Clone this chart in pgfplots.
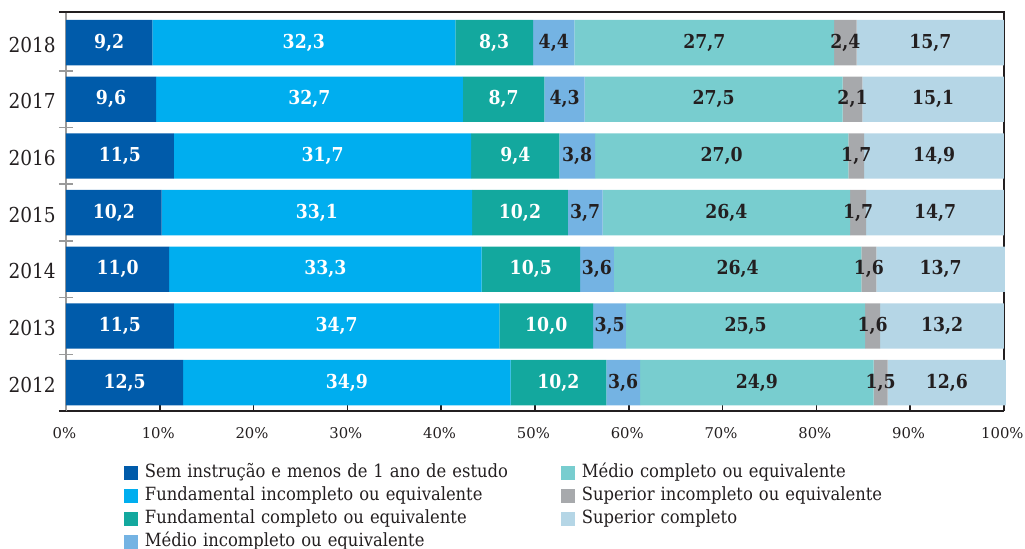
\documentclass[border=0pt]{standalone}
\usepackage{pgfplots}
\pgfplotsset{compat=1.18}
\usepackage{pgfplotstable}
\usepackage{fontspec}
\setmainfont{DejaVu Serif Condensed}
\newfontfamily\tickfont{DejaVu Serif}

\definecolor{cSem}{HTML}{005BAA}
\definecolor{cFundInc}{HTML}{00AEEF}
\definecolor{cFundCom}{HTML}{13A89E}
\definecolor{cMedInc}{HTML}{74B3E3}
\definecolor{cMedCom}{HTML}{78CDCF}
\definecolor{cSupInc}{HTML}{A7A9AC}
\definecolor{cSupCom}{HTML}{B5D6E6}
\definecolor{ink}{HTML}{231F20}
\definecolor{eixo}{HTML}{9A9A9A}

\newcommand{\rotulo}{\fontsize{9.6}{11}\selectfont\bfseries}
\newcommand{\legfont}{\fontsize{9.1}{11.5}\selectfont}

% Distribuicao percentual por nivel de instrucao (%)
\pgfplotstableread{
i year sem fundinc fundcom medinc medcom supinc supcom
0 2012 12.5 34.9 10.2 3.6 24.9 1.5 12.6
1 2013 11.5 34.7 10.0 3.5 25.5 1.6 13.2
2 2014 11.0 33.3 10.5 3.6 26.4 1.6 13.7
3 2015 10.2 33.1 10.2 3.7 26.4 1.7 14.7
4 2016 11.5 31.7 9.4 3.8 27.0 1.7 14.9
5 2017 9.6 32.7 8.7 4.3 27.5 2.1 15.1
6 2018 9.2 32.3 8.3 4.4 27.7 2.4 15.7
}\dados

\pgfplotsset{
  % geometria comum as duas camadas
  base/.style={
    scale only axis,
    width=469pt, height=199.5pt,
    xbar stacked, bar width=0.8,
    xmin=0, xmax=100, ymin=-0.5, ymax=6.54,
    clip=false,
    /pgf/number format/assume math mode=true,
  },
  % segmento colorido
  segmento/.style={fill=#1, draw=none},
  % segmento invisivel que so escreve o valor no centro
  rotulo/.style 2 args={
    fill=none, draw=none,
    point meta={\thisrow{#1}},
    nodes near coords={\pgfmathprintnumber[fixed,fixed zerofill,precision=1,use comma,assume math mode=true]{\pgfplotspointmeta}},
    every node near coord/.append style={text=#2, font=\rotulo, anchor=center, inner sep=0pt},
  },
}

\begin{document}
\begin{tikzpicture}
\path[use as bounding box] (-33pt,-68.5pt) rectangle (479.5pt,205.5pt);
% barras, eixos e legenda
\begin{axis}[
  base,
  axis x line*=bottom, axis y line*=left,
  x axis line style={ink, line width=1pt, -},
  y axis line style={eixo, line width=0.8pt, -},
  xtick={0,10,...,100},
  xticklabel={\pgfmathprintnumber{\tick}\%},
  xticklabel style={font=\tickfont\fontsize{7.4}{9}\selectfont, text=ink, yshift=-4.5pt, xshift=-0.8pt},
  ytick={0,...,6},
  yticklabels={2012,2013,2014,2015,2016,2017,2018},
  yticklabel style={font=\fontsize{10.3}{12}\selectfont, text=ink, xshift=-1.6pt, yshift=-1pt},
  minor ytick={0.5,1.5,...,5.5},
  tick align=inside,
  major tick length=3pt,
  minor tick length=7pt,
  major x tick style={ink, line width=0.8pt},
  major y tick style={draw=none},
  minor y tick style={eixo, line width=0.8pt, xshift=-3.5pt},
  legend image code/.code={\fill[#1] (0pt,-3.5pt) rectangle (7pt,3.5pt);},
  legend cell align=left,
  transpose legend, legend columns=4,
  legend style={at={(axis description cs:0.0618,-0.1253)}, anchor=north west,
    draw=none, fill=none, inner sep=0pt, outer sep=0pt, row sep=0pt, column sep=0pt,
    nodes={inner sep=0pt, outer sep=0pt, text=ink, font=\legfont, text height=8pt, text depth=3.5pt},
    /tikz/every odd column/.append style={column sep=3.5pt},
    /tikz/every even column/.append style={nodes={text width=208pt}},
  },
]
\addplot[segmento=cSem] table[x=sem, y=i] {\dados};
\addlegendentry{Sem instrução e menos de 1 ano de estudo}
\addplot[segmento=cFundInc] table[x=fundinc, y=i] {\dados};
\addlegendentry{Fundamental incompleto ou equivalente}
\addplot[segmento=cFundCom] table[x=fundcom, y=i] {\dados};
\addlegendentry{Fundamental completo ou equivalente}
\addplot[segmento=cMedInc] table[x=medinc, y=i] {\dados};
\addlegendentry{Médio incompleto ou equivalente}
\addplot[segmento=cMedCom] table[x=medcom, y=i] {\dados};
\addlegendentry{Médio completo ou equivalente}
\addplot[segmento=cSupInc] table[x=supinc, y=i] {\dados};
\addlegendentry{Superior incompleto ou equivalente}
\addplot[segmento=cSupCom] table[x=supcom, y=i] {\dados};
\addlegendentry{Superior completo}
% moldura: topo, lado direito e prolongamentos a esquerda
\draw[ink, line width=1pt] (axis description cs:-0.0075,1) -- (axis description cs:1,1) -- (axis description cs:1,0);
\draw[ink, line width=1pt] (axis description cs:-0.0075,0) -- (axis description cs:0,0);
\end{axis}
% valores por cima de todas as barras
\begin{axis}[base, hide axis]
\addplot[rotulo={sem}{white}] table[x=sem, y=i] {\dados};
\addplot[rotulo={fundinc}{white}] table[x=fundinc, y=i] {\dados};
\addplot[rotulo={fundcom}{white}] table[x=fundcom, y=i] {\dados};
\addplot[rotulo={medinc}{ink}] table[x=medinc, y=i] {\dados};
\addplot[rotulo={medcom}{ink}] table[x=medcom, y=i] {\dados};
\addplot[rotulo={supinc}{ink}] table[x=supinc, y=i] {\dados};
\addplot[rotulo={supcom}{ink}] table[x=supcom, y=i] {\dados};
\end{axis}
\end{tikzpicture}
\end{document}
------------------------------
Stated exercise. Copy the listing in full and without alteration, omitting every picture.

Answer to the task.
Clone this chart in pgfplots.
\documentclass[border=0pt]{standalone}
\usepackage{pgfplots}
\pgfplotsset{compat=1.18}
\usepackage{pgfplotstable}
\usepackage{fontspec}
\setmainfont{DejaVu Serif Condensed}
\newfontfamily\tickfont{DejaVu Serif}

\definecolor{cSem}{HTML}{005BAA}
\definecolor{cFundInc}{HTML}{00AEEF}
\definecolor{cFundCom}{HTML}{13A89E}
\definecolor{cMedInc}{HTML}{74B3E3}
\definecolor{cMedCom}{HTML}{78CDCF}
\definecolor{cSupInc}{HTML}{A7A9AC}
\definecolor{cSupCom}{HTML}{B5D6E6}
\definecolor{ink}{HTML}{231F20}
\definecolor{eixo}{HTML}{9A9A9A}

\newcommand{\rotulo}{\fontsize{9.6}{11}\selectfont\bfseries}
\newcommand{\legfont}{\fontsize{9.1}{11.5}\selectfont}

% Distribuicao percentual por nivel de instrucao (%)
\pgfplotstableread{
i year sem fundinc fundcom medinc medcom supinc supcom
0 2012 12.5 34.9 10.2 3.6 24.9 1.5 12.6
1 2013 11.5 34.7 10.0 3.5 25.5 1.6 13.2
2 2014 11.0 33.3 10.5 3.6 26.4 1.6 13.7
3 2015 10.2 33.1 10.2 3.7 26.4 1.7 14.7
4 2016 11.5 31.7 9.4 3.8 27.0 1.7 14.9
5 2017 9.6 32.7 8.7 4.3 27.5 2.1 15.1
6 2018 9.2 32.3 8.3 4.4 27.7 2.4 15.7
}\dados

\pgfplotsset{
  % geometria comum as duas camadas
  base/.style={
    scale only axis,
    width=469pt, height=199.5pt,
    xbar stacked, bar width=0.8,
    xmin=0, xmax=100, ymin=-0.5, ymax=6.54,
    clip=false,
    /pgf/number format/assume math mode=true,
  },
  % segmento colorido
  segmento/.style={fill=#1, draw=none},
  % segmento invisivel que so escreve o valor no centro
  rotulo/.style 2 args={
    fill=none, draw=none,
    point meta={\thisrow{#1}},
    nodes near coords={\pgfmathprintnumber[fixed,fixed zerofill,precision=1,use comma,assume math mode=true]{\pgfplotspointmeta}},
    every node near coord/.append style={text=#2, font=\rotulo, anchor=center, inner sep=0pt},
  },
}

\begin{document}
\begin{tikzpicture}
\path[use as bounding box] (-33pt,-68.5pt) rectangle (479.5pt,205.5pt);
% barras, eixos e legenda
\begin{axis}[
  base,
  axis x line*=bottom, axis y line*=left,
  x axis line style={ink, line width=1pt, -},
  y axis line style={eixo, line width=0.8pt, -},
  xtick={0,10,...,100},
  xticklabel={\pgfmathprintnumber{\tick}\%},
  xticklabel style={font=\tickfont\fontsize{7.4}{9}\selectfont, text=ink, yshift=-4.5pt, xshift=-0.8pt},
  ytick={0,...,6},
  yticklabels={2012,2013,2014,2015,2016,2017,2018},
  yticklabel style={font=\fontsize{10.3}{12}\selectfont, text=ink, xshift=-1.6pt, yshift=-1pt},
  minor ytick={0.5,1.5,...,5.5},
  tick align=inside,
  major tick length=3pt,
  minor tick length=7pt,
  major x tick style={ink, line width=0.8pt},
  major y tick style={draw=none},
  minor y tick style={eixo, line width=0.8pt, xshift=-3.5pt},
  legend image code/.code={\fill[#1] (0pt,-3.5pt) rectangle (7pt,3.5pt);},
  legend cell align=left,
  transpose legend, legend columns=4,
  legend style={at={(axis description cs:0.0618,-0.1253)}, anchor=north west,
    draw=none, fill=none, inner sep=0pt, outer sep=0pt, row sep=0pt, column sep=0pt,
    nodes={inner sep=0pt, outer sep=0pt, text=ink, font=\legfont, text height=8pt, text depth=3.5pt},
    /tikz/every odd column/.append style={column sep=3.5pt},
    /tikz/every even column/.append style={nodes={text width=208pt}},
  },
]
\addplot[segmento=cSem] table[x=sem, y=i] {\dados};
\addlegendentry{Sem instrução e menos de 1 ano de estudo}
\addplot[segmento=cFundInc] table[x=fundinc, y=i] {\dados};
\addlegendentry{Fundamental incompleto ou equivalente}
\addplot[segmento=cFundCom] table[x=fundcom, y=i] {\dados};
\addlegendentry{Fundamental completo ou equivalente}
\addplot[segmento=cMedInc] table[x=medinc, y=i] {\dados};
\addlegendentry{Médio incompleto ou equivalente}
\addplot[segmento=cMedCom] table[x=medcom, y=i] {\dados};
\addlegendentry{Médio completo ou equivalente}
\addplot[segmento=cSupInc] table[x=supinc, y=i] {\dados};
\addlegendentry{Superior incompleto ou equivalente}
\addplot[segmento=cSupCom] table[x=supcom, y=i] {\dados};
\addlegendentry{Superior completo}
% moldura: topo, lado direito e prolongamentos a esquerda
\draw[ink, line width=1pt] (axis description cs:-0.0075,1) -- (axis description cs:1,1) -- (axis description cs:1,0);
\draw[ink, line width=1pt] (axis description cs:-0.0075,0) -- (axis description cs:0,0);
\end{axis}
% valores por cima de todas as barras
\begin{axis}[base, hide axis]
\addplot[rotulo={sem}{white}] table[x=sem, y=i] {\dados};
\addplot[rotulo={fundinc}{white}] table[x=fundinc, y=i] {\dados};
\addplot[rotulo={fundcom}{white}] table[x=fundcom, y=i] {\dados};
\addplot[rotulo={medinc}{ink}] table[x=medinc, y=i] {\dados};
\addplot[rotulo={medcom}{ink}] table[x=medcom, y=i] {\dados};
\addplot[rotulo={supinc}{ink}] table[x=supinc, y=i] {\dados};
\addplot[rotulo={supcom}{ink}] table[x=supcom, y=i] {\dados};
\end{axis}
\end{tikzpicture}
\end{document}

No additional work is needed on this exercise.